Siamo ancora vivi!
  
di Nicola Ferraro *
  
Riuscirà il Toro a rivedere prima la luce dei minatori intrappolati da giorni in una cavità sotterranea in Cile? Le previsioni per i lavoratori cileni parlano di Natale; quelle per il piccolo manzo senza capo né coda visto ieri sera all’Olimpico contro il Crotone potrebbero spingersi un po’ oltre, sino a gennaio 2011, al “mercato di riparazione”.

Perché sembra davvero che ci sia molto da riparare in una situazione dagli esiti imprevedibili, come quella che questo “torello” ha mostrato sin dalla prima esibizione in una gelida serata di Ferragosto di fronte a 5.000 spettatori innamorati e perplessi. Perplessità che si alimentano di nuovi timori, esibizione dopo esibizione, e che cedono il passo sempre di più alla rassegnazione: sentimento peggiore dello sconforto perché non riesce, a differenza del primo, a plasmare una vita.
A giudicare da quello che si vede dagli spalti, senza sapere nulla dello spogliatoio, due sono le impressioni che colpiscono maggiormente: una preparazione atletica con troppo acido lattico che i muscoli faticano a smaltire e la mancanza di un punto di riferimento in campo: un allenatore con gli scarpini che, come il primo violino di un’orchestra, sappia trasformare in musica i gesti enfatici del direttore (in questo caso Lerda).
Le ingenuità, gli svarioni imperdonabili, le pause di riflessioni inopinate (da debito di Ossigeno?) sovrastano per numero e intensità frammenti di gioco spumeggiante, a volte di gran classe, degno di cittadinanza in A. Questo Toro è un personaggio dai due volti inconciliabili: per buona parte dei due tempi inesistente e poi, a sprazzi che durano secondi, bello e possibile. Quale dei due volti è destinato a prendere il sopravvento in futuro?
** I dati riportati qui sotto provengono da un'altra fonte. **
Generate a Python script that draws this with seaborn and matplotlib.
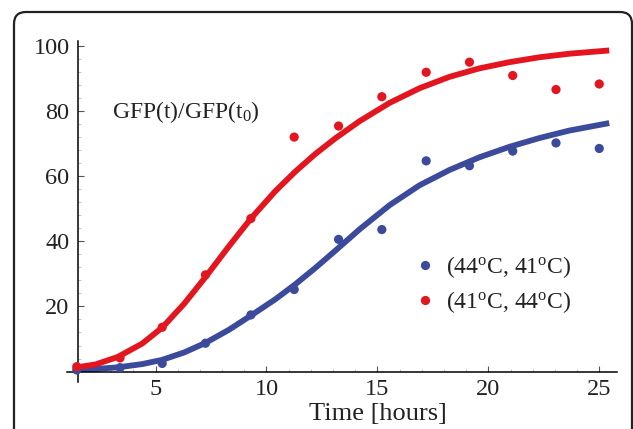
import numpy as np
import pandas as pd
import matplotlib
matplotlib.use("Agg")
import matplotlib.pyplot as plt
import seaborn as sns
from matplotlib.patches import FancyBboxPatch
from matplotlib.transforms import IdentityTransform
from matplotlib.ticker import MultipleLocator

# measured points (hours, GFP(t)/GFP(t0))
tiempo = [1.45, 3.4, 5.3, 7.25, 9.3, 11.25, 13.25, 15.2, 17.2, 19.15, 21.1, 23.05, 25.0]
gfp_44_41 = [0.5, 1.2, 2.5, 8.7, 17.4, 25.2, 40.6, 43.6, 64.7, 63.2, 67.7, 70.2, 68.5]
gfp_41_44 = [1.5, 4.2, 13.6, 29.7, 47.0, 72.0, 75.4, 84.4, 91.9, 95.0, 90.9, 86.6, 88.3]

# fitted curves
tiempo_ajuste = [1.45, 2.3, 3.3, 4.4, 5.3, 6.3, 7.25, 8.3, 9.3, 10.4, 11.3, 12.2,
                 13.1, 14.2, 15.55, 16.9, 18.25, 19.6, 20.95, 22.3, 23.65, 25.45]
ajuste_44_41 = [0.7, 0.8, 1.3, 2.3, 3.6, 5.9, 8.8, 12.8, 17.2, 22.2, 26.8, 31.8,
                37.1, 43.7, 51.1, 57.2, 61.9, 65.8, 69.0, 71.7, 74.0, 76.3]
ajuste_41_44 = [1.3, 2.2, 4.5, 8.6, 13.5, 20.9, 29.0, 38.4, 47.0, 55.4, 61.4, 66.8,
                71.6, 76.9, 82.5, 87.0, 90.5, 93.1, 95.0, 96.5, 97.6, 98.6]

etiquetas = [r"(44$^{\mathrm{o}}$C, 41$^{\mathrm{o}}$C)",
             r"(41$^{\mathrm{o}}$C, 44$^{\mathrm{o}}$C)"]
colores = ["#3C4A9C", "#E3161F"]

sns.set_theme(style="white")
plt.rcParams['font.family'] = ['Liberation Serif', 'DejaVu Serif']
plt.rcParams['mathtext.fontset'] = 'custom'
plt.rcParams['mathtext.rm'] = 'Liberation Serif'
plt.rcParams['mathtext.it'] = 'Liberation Serif:italic'

df_puntos = pd.DataFrame({
    't': tiempo * 2,
    'gfp': gfp_44_41 + gfp_41_44,
    'cond': [etiquetas[0]] * len(tiempo) + [etiquetas[1]] * len(tiempo),
})

fig = plt.figure(figsize=(6.33, 4.29), dpi=100)
ax = fig.add_axes([67 / 633, 1 - 382 / 429, 550 / 633, 341 / 429])

sns.lineplot(x=tiempo_ajuste, y=ajuste_44_41, color=colores[0], lw=4.2,
             sort=False, ax=ax, solid_joinstyle='round', solid_capstyle='butt')
sns.lineplot(x=tiempo_ajuste, y=ajuste_41_44, color=colores[1], lw=4.2,
             sort=False, ax=ax, solid_joinstyle='round', solid_capstyle='butt')
sns.scatterplot(data=df_puntos, x='t', y='gfp', hue='cond', palette=colores,
                s=44, edgecolor='none', ax=ax, zorder=3)

ax.set_xlim(1.01, 25.8)
ax.set_ylim(-3.2, 101.5)
for lado in ['top', 'right']:
    ax.spines[lado].set_visible(False)
ax.spines['left'].set_position(('data', 1.5))
ax.spines['bottom'].set_position(('data', 0))
for lado in ['left', 'bottom']:
    ax.spines[lado].set_color('black')
    ax.spines[lado].set_linewidth(1.1)

ax.set_xticks([5, 10, 15, 20, 25])
ax.set_yticks([20, 40, 60, 80, 100])
ax.xaxis.set_minor_locator(MultipleLocator(1))
ax.yaxis.set_minor_locator(MultipleLocator(4))
ax.tick_params(which='major', direction='in', length=4, width=0.8,
               color='#555555', labelsize=17.5, labelcolor='#222222')
ax.tick_params(axis='y', which='major', pad=6)
ax.tick_params(axis='x', which='major', pad=5)
ax.tick_params(which='minor', direction='in', length=2, width=0.6,
               color='#bbbbbb')
ax.tick_params(left=True, bottom=True, which='both')

ax.set_xlabel('Time [hours]', fontsize=19, color='#222222')
ax.set_ylabel('')
ax.xaxis.set_label_coords(0.565, -0.062)

# display coords, origin bottom left
ax.text(112, 429 - 118, r"GFP(t)/GFP(t$_0$)", fontsize=17, color='#222222',
        transform=IdentityTransform(), va='baseline', ha='left')

ax.legend(loc='upper left', bbox_to_anchor=(0.612, 0.41), frameon=False,
          fontsize=17, handlelength=0.8, handletextpad=0.5, borderpad=0,
          labelspacing=0.38, markerscale=1.0)
for txt in ax.get_legend().get_texts():
    txt.set_color('#222222')

marco = FancyBboxPatch((14, -30), 618, 429 - 12 + 30,
                       boxstyle="round,pad=0,rounding_size=12",
                       transform=IdentityTransform(), fill=False,
                       edgecolor='#222222', linewidth=1.6)
fig.add_artist(marco)

fig.savefig('out.png', dpi=100)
La risposta sembra fatta apposta per dividere, scavare fossati, mentre ci sarebbe bisogno di tanta unità, molto silenzio e un oceano di amore. Eppure una risposta (argomentata, seria, non figlia di quella cultura della comunicazione alla quale stiamo sacrificando troppe cose, ad iniziare dal buon senso) la Società la deve dare.
Purtroppo sembriamo già in preda alla logica del cane che si morde la coda: nessuna autorità in Lega e in campo con esiti nefasti sui risultati dai quali ci deriva l’unica speranza di un colpo di reni. All’Olimpico qualsiasi ominicchio vestito da arbitro si permette licenze poetiche che nemmeno Lo Bello padre avrebbe concepito. Ai microfoni di Radio Rai le nostre prestazioni calcistiche sono punteggiate dal sarcasmo: e ad argomentare lo scherno non ci sono Arpino, Brera, Ormezzano; ci sputtanano Forma e Mazzeo… “Qualcuno dovrebbe avvertire quelli del Toro che il tallone d’Achille di Rubinho sono i passaggi indietro. È brasiliano ma col pallone ai piedi fa disastri!”
Però ieri sera è bastata la presenza in campo di Bianchi per risalire in superficie almeno mezz’ora… E la presenza contemporanea di Obodo e del Bomber ha dissolto gli sbadigli angosciati dei settantenni che mi facevano corona nei Distinti, ha fatto rinascere l’entusiasmo, sino a bruciare in mezz’ora le nostre corde vocali…
Liberarsi dell’acido lattico, trovare un (meglio due) punto di riferimento in campo, riconquistare credibilità, autorevolezza, prestigio in Lega per drenarla con continuità sul campo… Il resto potrebbe arrivarci in modo naturale come nel girone di ritorno dello scorso campionato… se sapremo evitare saldature improprie tra interrogativi e mugugni anche legittimi.
La Tessera del tifoso c’entra poco o nulla col mercato del Toro e con le prestazioni della squadra. Se Cairo abbia guadagnato o perso soldi negli ultimi cinque anni è una domanda legittima che legata con un cortocircuito mentale alla Tessera può però fare disastri: la “Tessera” tra l’altro è frutto di una legge dello Stato e questo deve essere tenuto in considerazione.
Dal fondo arrivano però da ieri sera notizie belle e importanti: siamo vivi!
Sta a noi decidere se vogliamo diventare grandi.